§ TASK TO CARRY OUT
Reproduce exactly the lines starting at the line that contains "Write the React, TypeScript" and ending at the line that contains "import * as". Omit pictures.

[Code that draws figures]

....

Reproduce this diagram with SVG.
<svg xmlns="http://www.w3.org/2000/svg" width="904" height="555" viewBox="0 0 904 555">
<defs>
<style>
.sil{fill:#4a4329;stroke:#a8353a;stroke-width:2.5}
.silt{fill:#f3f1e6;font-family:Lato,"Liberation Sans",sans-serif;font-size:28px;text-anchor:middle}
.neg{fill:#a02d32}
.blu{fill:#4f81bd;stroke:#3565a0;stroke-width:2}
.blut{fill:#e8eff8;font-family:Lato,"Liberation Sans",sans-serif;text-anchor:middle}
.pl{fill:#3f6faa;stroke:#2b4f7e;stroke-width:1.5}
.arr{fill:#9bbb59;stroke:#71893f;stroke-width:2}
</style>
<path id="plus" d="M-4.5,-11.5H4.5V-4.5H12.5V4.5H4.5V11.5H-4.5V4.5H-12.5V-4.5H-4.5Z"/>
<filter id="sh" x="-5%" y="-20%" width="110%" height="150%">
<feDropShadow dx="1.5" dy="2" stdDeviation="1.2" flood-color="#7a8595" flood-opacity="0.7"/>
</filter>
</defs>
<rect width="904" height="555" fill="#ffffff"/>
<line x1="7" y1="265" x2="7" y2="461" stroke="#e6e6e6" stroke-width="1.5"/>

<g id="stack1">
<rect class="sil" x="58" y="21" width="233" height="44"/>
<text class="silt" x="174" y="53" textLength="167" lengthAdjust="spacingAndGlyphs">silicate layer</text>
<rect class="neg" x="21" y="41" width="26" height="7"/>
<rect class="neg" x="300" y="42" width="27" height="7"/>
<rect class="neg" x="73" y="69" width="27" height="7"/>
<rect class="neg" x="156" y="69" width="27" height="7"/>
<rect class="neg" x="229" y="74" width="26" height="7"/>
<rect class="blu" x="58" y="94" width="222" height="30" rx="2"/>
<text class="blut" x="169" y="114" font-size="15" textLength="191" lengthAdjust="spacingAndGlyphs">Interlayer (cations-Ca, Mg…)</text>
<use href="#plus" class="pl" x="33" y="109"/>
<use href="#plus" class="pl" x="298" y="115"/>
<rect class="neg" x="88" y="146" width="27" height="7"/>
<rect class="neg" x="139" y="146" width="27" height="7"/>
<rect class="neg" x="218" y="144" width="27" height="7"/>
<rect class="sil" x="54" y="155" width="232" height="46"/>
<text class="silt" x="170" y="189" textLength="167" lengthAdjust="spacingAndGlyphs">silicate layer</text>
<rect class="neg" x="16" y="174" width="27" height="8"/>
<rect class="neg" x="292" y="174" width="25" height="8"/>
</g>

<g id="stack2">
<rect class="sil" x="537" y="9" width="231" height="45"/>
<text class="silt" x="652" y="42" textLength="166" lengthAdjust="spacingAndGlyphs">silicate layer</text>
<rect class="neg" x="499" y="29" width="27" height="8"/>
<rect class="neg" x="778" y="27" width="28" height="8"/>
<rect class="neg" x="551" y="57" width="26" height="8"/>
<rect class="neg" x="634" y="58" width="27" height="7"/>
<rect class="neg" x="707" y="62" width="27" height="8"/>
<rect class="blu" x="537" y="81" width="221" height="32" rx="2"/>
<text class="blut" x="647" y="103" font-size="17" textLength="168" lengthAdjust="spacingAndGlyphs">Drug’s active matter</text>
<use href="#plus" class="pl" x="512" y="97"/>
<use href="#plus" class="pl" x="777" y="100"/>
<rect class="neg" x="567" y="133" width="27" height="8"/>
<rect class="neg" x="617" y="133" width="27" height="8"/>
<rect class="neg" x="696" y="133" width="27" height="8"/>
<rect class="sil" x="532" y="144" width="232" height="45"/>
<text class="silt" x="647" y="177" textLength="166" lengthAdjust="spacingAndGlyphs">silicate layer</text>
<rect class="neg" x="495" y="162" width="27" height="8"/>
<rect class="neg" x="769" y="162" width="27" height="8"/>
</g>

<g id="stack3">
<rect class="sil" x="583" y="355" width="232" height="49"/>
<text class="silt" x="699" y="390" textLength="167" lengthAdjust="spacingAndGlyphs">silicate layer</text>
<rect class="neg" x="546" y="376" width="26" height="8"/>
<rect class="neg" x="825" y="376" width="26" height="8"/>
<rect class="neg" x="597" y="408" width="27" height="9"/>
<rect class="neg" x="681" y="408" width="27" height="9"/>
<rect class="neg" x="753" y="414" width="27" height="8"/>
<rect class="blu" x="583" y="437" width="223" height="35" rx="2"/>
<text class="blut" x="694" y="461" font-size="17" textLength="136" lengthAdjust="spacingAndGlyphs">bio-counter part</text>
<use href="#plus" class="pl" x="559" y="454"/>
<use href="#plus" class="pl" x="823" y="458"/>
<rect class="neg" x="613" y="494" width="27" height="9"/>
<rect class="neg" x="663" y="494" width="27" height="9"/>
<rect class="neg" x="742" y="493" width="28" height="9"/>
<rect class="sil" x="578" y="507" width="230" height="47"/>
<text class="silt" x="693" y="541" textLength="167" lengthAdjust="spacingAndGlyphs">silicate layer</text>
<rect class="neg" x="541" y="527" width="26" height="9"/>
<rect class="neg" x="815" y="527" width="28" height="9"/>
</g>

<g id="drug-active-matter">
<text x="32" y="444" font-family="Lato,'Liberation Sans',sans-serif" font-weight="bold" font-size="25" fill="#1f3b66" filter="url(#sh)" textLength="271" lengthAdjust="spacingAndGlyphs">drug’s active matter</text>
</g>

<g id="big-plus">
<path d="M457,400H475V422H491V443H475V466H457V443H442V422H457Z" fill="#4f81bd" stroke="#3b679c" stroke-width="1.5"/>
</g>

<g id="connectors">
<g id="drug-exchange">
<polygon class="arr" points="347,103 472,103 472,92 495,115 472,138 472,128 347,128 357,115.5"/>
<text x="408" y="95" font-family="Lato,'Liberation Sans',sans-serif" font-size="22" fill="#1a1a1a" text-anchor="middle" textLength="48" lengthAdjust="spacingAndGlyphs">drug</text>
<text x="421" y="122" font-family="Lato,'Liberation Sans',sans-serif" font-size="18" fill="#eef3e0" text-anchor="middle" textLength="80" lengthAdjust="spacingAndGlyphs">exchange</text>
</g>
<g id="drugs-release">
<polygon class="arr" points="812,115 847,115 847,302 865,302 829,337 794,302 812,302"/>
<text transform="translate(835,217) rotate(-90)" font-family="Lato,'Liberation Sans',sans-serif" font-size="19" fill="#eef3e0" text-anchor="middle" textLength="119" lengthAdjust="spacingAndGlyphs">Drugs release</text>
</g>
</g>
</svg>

....

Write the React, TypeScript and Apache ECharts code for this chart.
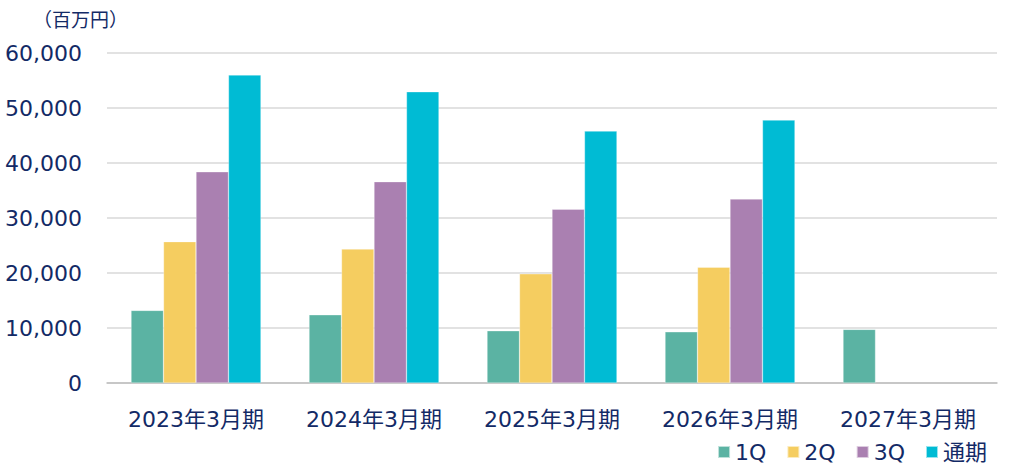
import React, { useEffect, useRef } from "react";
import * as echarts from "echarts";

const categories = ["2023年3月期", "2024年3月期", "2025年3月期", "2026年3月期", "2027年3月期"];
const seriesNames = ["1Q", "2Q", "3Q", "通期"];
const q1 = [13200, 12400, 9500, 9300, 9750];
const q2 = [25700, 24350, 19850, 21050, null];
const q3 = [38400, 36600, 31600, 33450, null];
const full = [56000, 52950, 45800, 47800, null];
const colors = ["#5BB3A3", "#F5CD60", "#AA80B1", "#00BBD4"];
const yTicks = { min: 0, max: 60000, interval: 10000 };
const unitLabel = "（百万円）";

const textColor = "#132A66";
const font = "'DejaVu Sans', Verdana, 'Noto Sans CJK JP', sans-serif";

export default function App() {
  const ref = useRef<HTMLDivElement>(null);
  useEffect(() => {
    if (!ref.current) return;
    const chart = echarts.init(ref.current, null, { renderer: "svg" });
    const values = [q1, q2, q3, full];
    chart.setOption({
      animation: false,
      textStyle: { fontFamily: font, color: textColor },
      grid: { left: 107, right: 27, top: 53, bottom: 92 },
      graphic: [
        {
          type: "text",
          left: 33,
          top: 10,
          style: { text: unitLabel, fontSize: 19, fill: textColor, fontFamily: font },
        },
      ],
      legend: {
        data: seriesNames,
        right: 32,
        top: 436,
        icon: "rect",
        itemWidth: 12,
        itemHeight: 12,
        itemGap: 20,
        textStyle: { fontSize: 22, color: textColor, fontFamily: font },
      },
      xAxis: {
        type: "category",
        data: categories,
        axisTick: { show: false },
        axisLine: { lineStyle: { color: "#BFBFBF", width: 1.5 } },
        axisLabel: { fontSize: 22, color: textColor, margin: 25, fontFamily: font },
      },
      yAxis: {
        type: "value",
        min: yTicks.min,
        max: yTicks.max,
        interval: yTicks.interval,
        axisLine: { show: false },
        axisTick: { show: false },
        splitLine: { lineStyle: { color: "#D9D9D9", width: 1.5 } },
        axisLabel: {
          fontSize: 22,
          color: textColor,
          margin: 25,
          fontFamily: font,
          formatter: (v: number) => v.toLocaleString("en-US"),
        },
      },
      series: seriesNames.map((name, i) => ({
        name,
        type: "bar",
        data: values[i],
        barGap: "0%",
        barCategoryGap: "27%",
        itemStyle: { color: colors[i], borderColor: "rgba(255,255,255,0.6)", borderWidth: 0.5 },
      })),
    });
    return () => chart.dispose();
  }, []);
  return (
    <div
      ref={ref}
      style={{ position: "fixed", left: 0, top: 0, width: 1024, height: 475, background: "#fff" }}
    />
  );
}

....

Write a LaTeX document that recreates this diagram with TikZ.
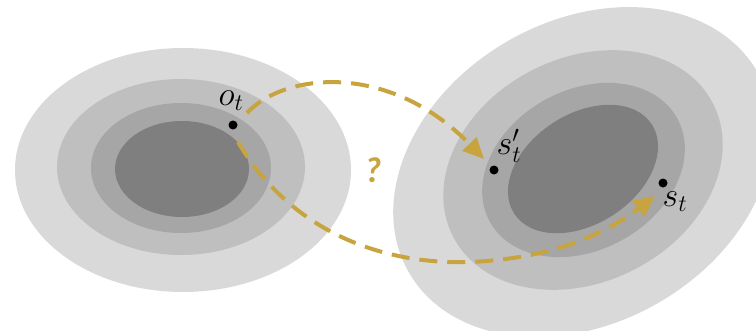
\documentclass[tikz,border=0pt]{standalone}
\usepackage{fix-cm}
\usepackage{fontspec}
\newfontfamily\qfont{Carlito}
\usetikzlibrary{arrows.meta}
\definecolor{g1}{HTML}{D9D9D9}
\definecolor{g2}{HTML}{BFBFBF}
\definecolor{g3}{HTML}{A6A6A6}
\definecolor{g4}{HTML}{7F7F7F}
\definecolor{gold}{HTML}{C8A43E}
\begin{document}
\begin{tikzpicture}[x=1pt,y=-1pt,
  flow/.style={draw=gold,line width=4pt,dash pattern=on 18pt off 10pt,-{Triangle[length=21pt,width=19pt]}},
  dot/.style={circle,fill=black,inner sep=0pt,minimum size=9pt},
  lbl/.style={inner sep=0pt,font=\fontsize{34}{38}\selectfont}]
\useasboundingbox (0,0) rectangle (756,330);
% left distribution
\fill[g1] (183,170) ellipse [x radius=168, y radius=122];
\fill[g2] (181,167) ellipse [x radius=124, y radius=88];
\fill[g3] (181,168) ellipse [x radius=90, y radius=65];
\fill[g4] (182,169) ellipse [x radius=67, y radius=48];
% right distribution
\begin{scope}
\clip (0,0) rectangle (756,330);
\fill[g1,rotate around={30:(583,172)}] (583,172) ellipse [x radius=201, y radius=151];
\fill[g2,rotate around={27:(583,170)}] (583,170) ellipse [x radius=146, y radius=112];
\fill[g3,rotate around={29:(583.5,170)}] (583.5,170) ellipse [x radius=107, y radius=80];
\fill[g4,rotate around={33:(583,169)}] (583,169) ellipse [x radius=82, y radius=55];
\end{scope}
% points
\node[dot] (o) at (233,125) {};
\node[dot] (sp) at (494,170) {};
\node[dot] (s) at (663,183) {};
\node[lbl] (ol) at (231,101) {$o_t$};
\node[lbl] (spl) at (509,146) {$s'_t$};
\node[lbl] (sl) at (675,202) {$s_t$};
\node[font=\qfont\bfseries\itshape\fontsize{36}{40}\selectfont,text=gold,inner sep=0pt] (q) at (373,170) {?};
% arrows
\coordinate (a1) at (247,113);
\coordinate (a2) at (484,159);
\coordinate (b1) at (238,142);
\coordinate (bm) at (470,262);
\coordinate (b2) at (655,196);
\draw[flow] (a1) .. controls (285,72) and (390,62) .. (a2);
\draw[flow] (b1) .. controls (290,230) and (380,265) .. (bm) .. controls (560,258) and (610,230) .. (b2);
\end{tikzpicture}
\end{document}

....

§ ANSWER FOR THIS EXERCISE
Write the React, TypeScript and Apache ECharts code for this chart.
import React, { useEffect, useRef } from "react";
import * as echarts from "echarts";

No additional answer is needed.